WHAT TO DO ▸
Output the first line of the listing and each line after it, up to and including the line that contains "import * as", exactly as written, minus the pictures.

COLLECTED MATERIAL ▸
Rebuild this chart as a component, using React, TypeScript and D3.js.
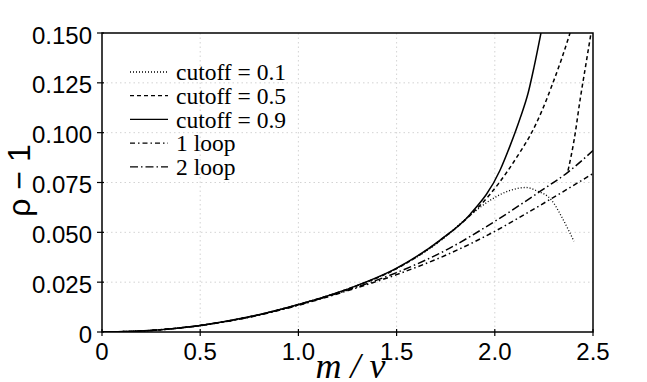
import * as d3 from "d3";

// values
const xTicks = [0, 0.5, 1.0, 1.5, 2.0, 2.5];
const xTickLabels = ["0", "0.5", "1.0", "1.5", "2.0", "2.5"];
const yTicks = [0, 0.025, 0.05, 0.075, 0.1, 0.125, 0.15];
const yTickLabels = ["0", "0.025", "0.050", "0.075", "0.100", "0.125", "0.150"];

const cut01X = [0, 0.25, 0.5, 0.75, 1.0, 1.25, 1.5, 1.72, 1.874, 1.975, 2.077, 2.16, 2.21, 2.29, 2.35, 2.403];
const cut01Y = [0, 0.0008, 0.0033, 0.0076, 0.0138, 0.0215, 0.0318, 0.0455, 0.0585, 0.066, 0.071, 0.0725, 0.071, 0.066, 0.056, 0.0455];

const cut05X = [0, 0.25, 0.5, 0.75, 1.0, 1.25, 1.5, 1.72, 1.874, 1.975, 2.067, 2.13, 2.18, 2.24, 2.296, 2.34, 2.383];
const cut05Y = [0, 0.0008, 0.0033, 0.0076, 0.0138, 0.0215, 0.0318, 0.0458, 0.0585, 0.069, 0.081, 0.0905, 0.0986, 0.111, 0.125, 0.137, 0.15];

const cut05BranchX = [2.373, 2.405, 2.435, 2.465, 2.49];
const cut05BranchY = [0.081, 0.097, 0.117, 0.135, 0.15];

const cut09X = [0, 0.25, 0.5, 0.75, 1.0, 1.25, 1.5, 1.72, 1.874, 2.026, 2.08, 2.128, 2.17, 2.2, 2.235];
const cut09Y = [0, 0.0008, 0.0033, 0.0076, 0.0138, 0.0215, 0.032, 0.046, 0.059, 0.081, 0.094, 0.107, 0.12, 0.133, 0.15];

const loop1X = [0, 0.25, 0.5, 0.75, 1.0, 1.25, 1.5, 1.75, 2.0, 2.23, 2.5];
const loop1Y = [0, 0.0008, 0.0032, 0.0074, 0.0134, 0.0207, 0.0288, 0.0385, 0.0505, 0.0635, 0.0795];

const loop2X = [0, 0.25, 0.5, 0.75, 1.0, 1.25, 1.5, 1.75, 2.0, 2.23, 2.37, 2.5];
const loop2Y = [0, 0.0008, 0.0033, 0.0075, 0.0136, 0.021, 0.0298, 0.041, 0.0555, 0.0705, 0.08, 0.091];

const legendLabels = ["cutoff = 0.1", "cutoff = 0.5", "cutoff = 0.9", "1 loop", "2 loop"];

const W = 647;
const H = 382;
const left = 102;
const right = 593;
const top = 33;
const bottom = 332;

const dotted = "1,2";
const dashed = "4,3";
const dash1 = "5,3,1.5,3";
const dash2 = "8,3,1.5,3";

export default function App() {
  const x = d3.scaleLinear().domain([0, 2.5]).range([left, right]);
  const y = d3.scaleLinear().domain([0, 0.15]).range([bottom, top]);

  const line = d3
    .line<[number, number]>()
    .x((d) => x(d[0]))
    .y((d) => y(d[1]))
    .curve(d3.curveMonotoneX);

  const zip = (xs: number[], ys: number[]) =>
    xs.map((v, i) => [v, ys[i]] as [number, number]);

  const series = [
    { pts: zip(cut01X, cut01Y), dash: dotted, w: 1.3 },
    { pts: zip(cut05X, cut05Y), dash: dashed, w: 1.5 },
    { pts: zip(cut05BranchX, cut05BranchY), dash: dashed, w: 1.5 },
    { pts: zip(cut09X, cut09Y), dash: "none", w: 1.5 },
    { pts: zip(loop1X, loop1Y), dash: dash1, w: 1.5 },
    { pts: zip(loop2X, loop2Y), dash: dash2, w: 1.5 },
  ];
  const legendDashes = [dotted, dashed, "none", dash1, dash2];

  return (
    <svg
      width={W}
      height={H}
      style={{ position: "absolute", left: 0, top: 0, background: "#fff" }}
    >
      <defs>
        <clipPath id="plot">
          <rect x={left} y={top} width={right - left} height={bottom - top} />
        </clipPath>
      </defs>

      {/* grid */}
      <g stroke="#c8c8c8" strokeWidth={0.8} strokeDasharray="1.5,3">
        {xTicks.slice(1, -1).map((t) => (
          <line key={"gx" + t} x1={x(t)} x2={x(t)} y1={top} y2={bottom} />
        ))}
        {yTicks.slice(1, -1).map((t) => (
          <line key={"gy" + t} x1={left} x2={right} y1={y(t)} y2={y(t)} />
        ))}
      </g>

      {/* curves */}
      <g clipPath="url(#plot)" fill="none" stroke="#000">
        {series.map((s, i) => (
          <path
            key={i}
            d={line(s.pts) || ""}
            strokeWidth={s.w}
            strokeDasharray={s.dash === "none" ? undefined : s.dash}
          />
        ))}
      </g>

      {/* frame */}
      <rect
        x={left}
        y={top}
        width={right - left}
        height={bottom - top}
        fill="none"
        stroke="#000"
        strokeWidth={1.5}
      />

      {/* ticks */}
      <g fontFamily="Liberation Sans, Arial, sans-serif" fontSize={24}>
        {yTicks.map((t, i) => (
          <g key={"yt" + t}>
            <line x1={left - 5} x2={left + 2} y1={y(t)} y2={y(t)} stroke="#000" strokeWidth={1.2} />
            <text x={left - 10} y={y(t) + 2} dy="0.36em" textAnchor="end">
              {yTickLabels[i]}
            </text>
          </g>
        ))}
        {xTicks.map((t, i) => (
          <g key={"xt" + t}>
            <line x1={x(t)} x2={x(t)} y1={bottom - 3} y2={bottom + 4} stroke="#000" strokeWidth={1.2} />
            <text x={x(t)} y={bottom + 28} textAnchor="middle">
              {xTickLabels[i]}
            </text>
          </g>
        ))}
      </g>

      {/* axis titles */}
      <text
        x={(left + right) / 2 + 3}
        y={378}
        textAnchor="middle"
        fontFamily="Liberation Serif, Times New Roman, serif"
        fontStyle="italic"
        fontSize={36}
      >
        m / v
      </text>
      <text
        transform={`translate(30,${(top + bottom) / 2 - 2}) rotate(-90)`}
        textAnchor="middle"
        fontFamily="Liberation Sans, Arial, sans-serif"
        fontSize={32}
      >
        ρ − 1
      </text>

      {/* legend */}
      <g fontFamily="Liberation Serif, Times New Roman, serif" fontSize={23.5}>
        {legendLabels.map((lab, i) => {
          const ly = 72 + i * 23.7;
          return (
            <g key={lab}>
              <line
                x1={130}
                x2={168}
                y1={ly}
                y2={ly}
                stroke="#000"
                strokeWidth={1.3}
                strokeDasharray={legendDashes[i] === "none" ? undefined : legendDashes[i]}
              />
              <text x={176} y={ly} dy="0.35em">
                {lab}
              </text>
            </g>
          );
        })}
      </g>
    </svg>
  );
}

EXPECTED ANSWER ▸
Rebuild this chart as a component, using React, TypeScript and D3.js.
import * as d3 from "d3";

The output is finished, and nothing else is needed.